Sign in / Join

NCAA Tourney: Seeding Noise?

File this post under, "I meant to publish this a month ago but forgot." Anyway ... In March of 2005 I complained about all of the attention given to the last team left out of the NCAA basketball tournament when the real problem lay in the seeding.  My suggestion:  seed teams 1-4 and have a random draw play-in round for 96 teams for the other 48 spots with seeds randomly assigned to the winners of the play-in round.    The NCAA's seeding of teams 5-12 appeared to rely more on conference affiliation or name recognition than genuine differences in performance ability.  Over the past few years, the increasing flow of one-and-done players to the NBA has only reinforced my suspicions.

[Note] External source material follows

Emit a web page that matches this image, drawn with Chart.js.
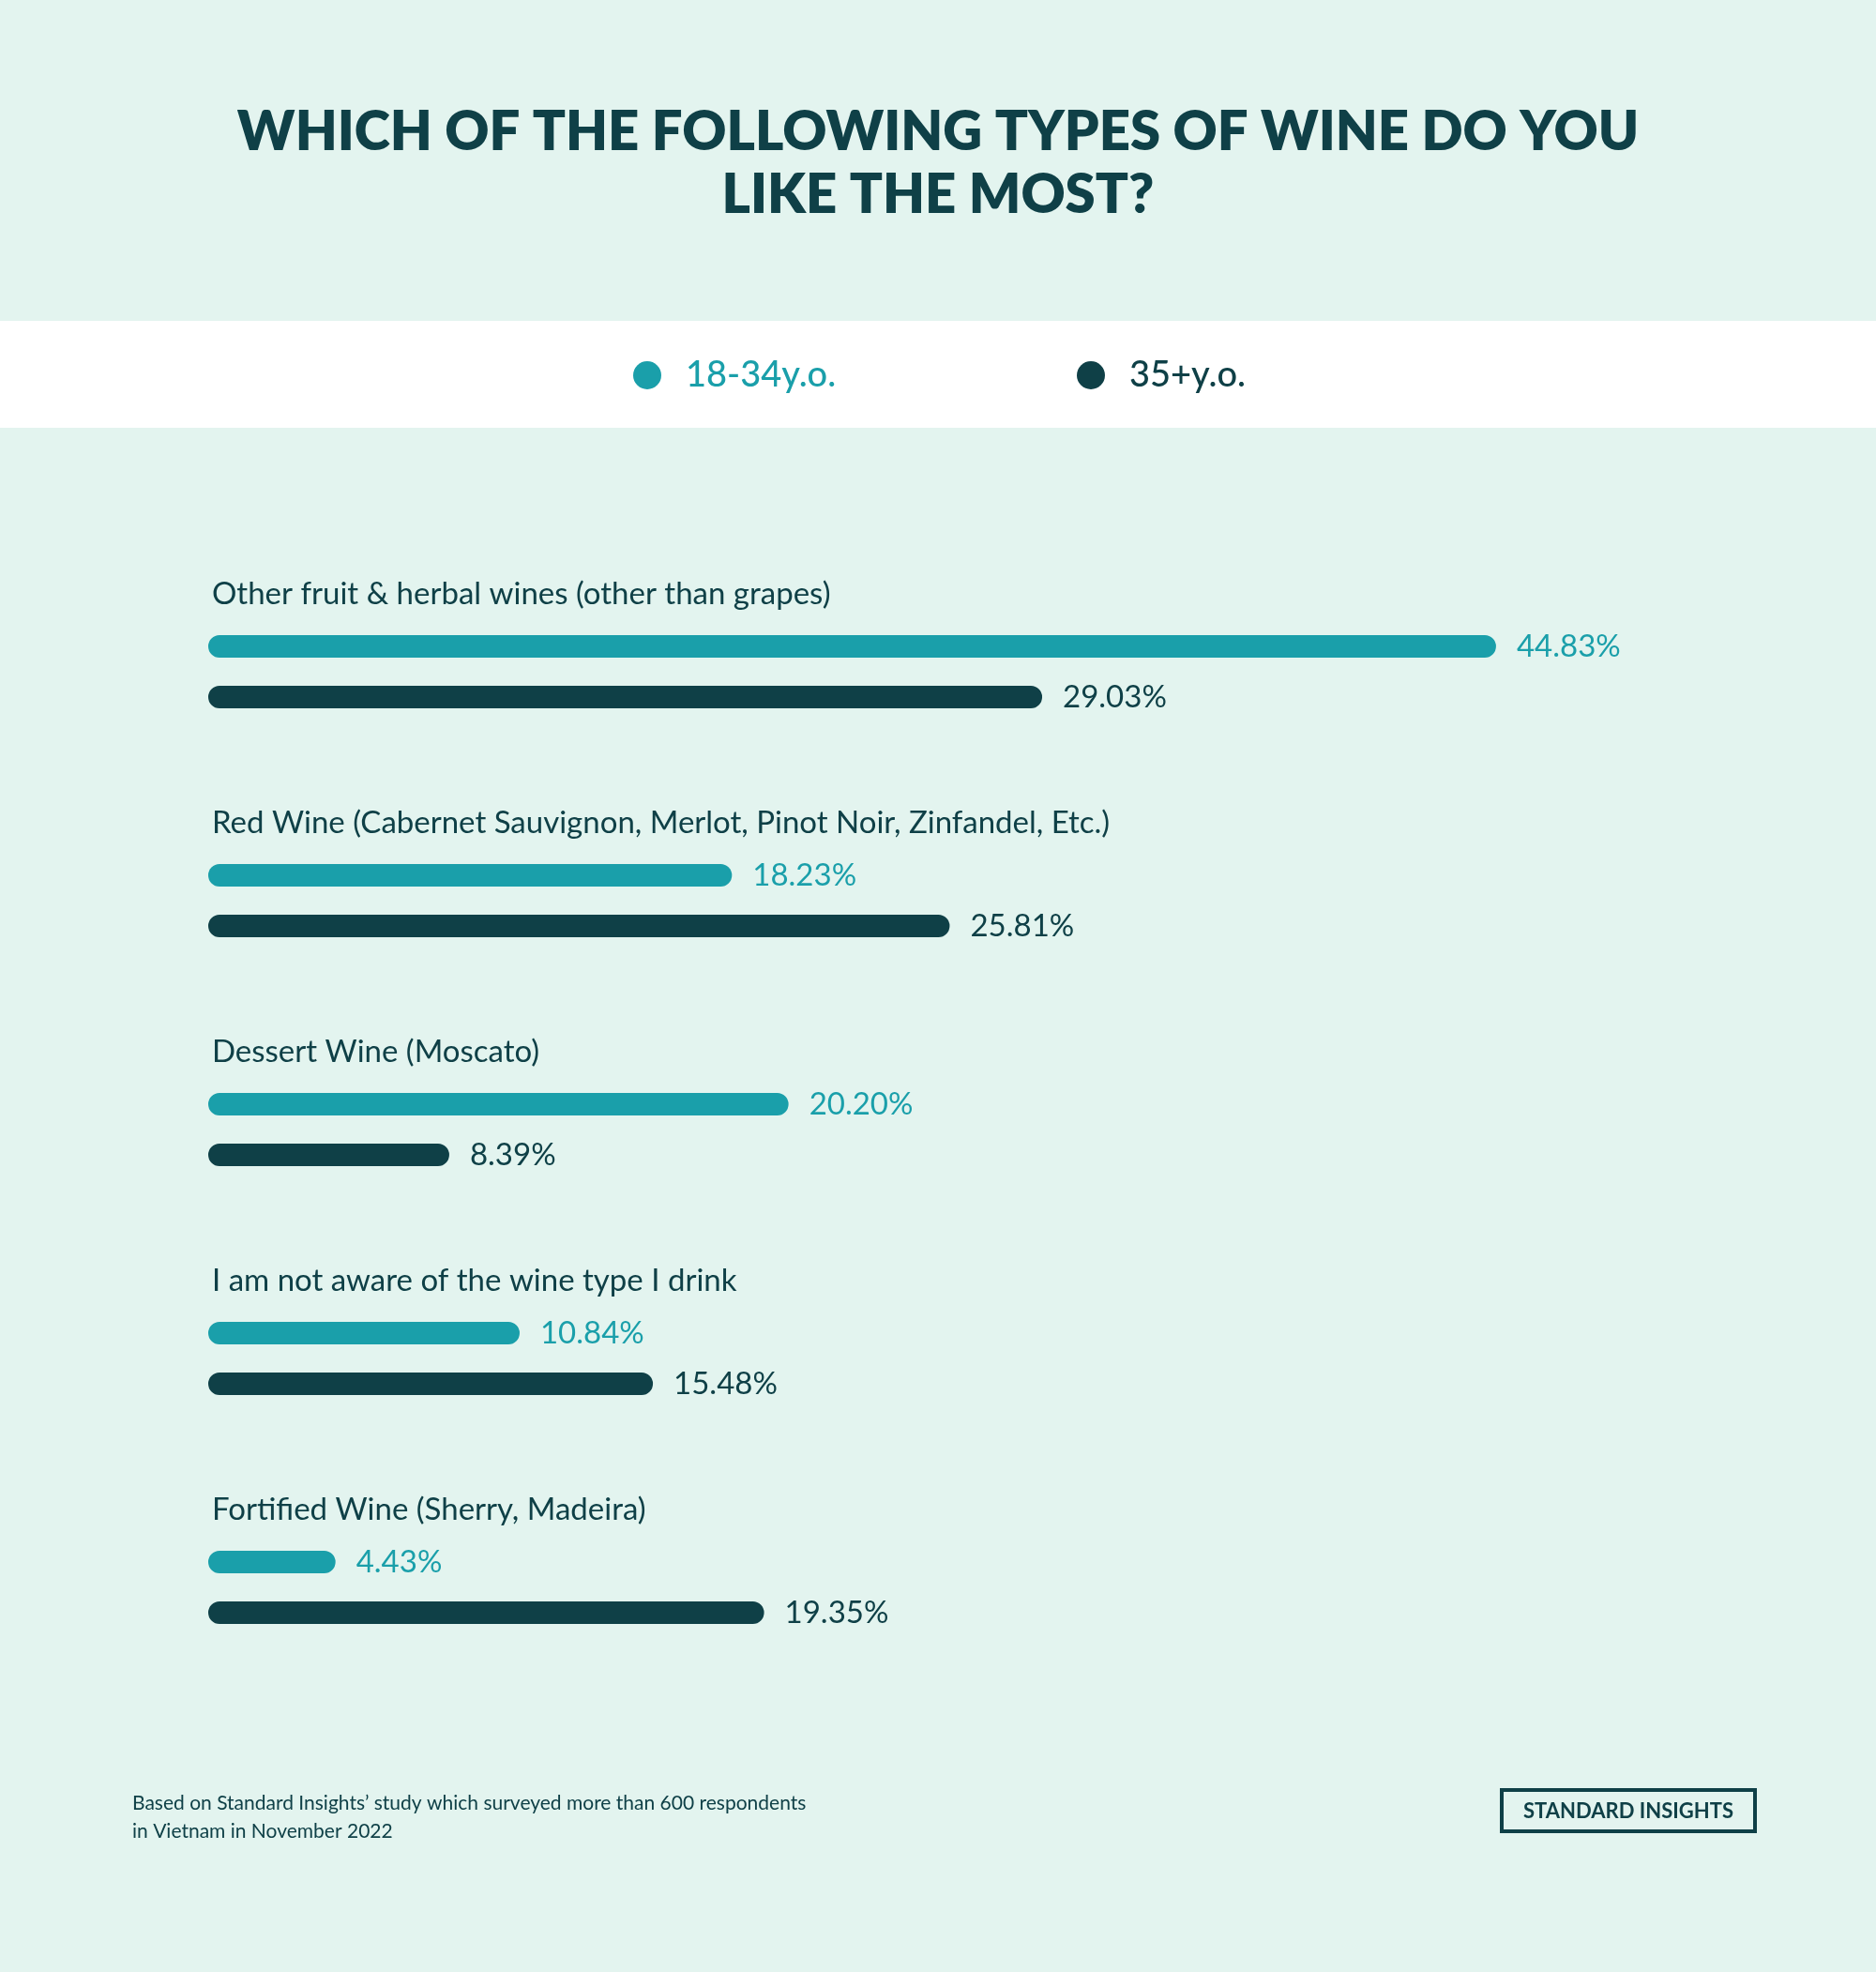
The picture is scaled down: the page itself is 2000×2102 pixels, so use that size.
<!DOCTYPE html>
<html>
<head>
<meta charset="utf-8">
<script src="https://cdn.jsdelivr.net/npm/chart.js@4.4.0/dist/chart.umd.min.js"></script>
<style>
  html, body { margin: 0; padding: 0; background: #e3f4ef; }
  canvas { display: block; }
</style>
</head>
<body>
<canvas id="wineChart" width="2000" height="2102"></canvas>
<script>
const categories = [
  'Other fruit & herbal wines (other than grapes)',
  'Red Wine (Cabernet Sauvignon, Merlot, Pinot Noir, Zinfandel, Etc.)',
  'Dessert Wine (Moscato)',
  'I am not aware of the wine type I drink',
  'Fortified Wine (Sherry, Madeira)'
];
const young = [44.83, 18.23, 20.20, 10.84, 4.43];
const older = [29.03, 25.81, 8.39, 15.48, 19.35];
const seriesNames = ['18-34y.o.', '35+y.o.'];
const titleLines = ['WHICH OF THE FOLLOWING TYPES OF WINE DO YOU', 'LIKE THE MOST?'];
const footnote = [
  'Based on Standard Insights\u2019 study which surveyed more than 600 respondents',
  'in Vietnam in November 2022'
];
const brand = 'STANDARD INSIGHTS';

const TEAL = '#1a9faa';
const DARK = '#0f4047';
const BG = '#e3f4ef';
const FONT = 'Lato, "Open Sans", sans-serif';

// backgrounds, title, legend band and footer
const backdrop = {
  id: 'backdrop',
  beforeDraw(chart) {
    const c = chart.ctx;
    c.save();
    c.fillStyle = BG;
    c.fillRect(0, 0, chart.width, chart.height);
    c.fillStyle = '#ffffff';
    c.fillRect(0, 342, chart.width, 114);
    c.restore();
  },
  afterDraw(chart) {
    const c = chart.ctx;
    c.save();
    // title
    c.fillStyle = DARK;
    c.textAlign = 'center';
    c.textBaseline = 'middle';
    c.font = '800 58px ' + FONT;
    c.fillText(titleLines[0], 1000, 141);
    c.fillText(titleLines[1], 1000, 208);

    // legend
    const legendX = [690, 1163];
    chart.data.datasets.forEach((ds, i) => {
      c.fillStyle = ds.backgroundColor;
      c.beginPath();
      c.arc(legendX[i], 400, 15, 0, Math.PI * 2);
      c.fill();
      c.textAlign = 'left';
      c.font = '500 38px ' + FONT;
      c.fillText(ds.label, legendX[i] + 41, 400);
    });

    // footnote
    c.fillStyle = DARK;
    c.textAlign = 'left';
    c.font = '21px ' + FONT;
    c.fillText(footnote[0], 141, 1922);
    c.fillText(footnote[1], 141, 1952);

    // brand box
    c.strokeStyle = DARK;
    c.lineWidth = 4;
    c.strokeRect(1601, 1908, 270, 44);
    c.textAlign = 'center';
    c.font = 'bold 22px ' + FONT;
    c.fillText(brand, 1736, 1931);
    c.restore();
  }
};

// category names above each pair of bars, value labels after each bar
const barText = {
  id: 'barText',
  afterDatasetsDraw(chart) {
    const c = chart.ctx;
    const yScale = chart.scales.y;
    c.save();
    c.textBaseline = 'middle';
    c.textAlign = 'left';
    c.fillStyle = DARK;
    c.font = '33px ' + FONT;
    chart.data.labels.forEach((lab, i) => {
      c.fillText(lab, chart.chartArea.left + 4, yScale.getPixelForValue(i) - 83);
    });
    c.font = '33px ' + FONT;
    chart.data.datasets.forEach((ds, di) => {
      c.fillStyle = ds.backgroundColor;
      chart.getDatasetMeta(di).data.forEach((bar, i) => {
        c.fillText(ds.data[i].toFixed(2) + '%', bar.x + 22, bar.y);
      });
    });
    c.restore();
  }
};

new Chart(document.getElementById('wineChart'), {
  type: 'bar',
  data: {
    labels: categories,
    datasets: [
      { label: seriesNames[0], data: young, backgroundColor: TEAL },
      { label: seriesNames[1], data: older, backgroundColor: DARK }
    ]
  },
  options: {
    indexAxis: 'y',
    responsive: false,
    animation: false,
    devicePixelRatio: 1,
    layout: { padding: { top: 594, bottom: 288, left: 222, right: 308 } },
    datasets: {
      bar: {
        categoryPercentage: 0.4426,
        barPercentage: 0.444,
        borderRadius: 20,
        borderSkipped: false
      }
    },
    scales: {
      x: { display: false, min: 0, max: 48 },
      y: { display: false }
    },
    plugins: {
      legend: { display: false },
      tooltip: { enabled: false }
    }
  },
  plugins: [backdrop, barText]
});
</script>
</body>
</html>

Data from the highly competitive 2011 Tourney strongly suggests that differences in, say 5 and 11 seeds are built on slight, if not non-existent, differences.  In fact, seeding 4-13 has little informational content.  If all of the first round games are used, the seeding doesn't look too bad.  Here are the results of a simple regression of seeding on score differential:

Score Differential = 4.0 - 1.7xSeed Differential  (Score Diff Explained = 36%)

In fact, the seed differential does a slightly better job (36 percent to 32 percent) than the Vegas line in predicting scores within the sample:

Score Differential = -1.8 + 1.0xVegas Spread (Score Diff Explained = 32%)

In this setup, the Vegas line displays a 1-to-1 relationship with the score differential.   Both the Seed difference and Vegas line jump up 10 percent in explanatory ability of non-linear effects are included.  The Selection Committee and Vegas oddsmakers and betters appear to find and utilize useful information.

However, cutting the sample seeds 4-13 produces very different and sketchy results:

Score Differential = -2.8 - 0.05xSeed Differential (Score Diff Explained = 0.2%)

Score Differential = -5.3 - 0.7xVegas Spread (Score Diff Explained = 7%)

While Vegas "explains" more of the score differences, the direction of effect is wrong -- bigger spread, smaller score differential.  Both of these models do a little better with non-linear effects, but not much.  Seed Differential increases to only 4%. Beyond score differences, both do a poor job of predicting winners.  Of the 20 games, the higher seeded team lost 7 and the team with a point spread advantage lost 9.

A big gap exists between teams seeded 13 and those seeded 15 and 16, giving the top-seeded teams a huge advantage by removing one round of the tourney.  In spite of this one game "bye," even 1 and 2 seeds are very vulnerable once the truly weak teams are sifted.

Of course, a single year of data hardly proves anything, but it is suggestive that the NCAA Selection Committee spends countless hours finding ways to interpret data that contains a lot more noise than signal.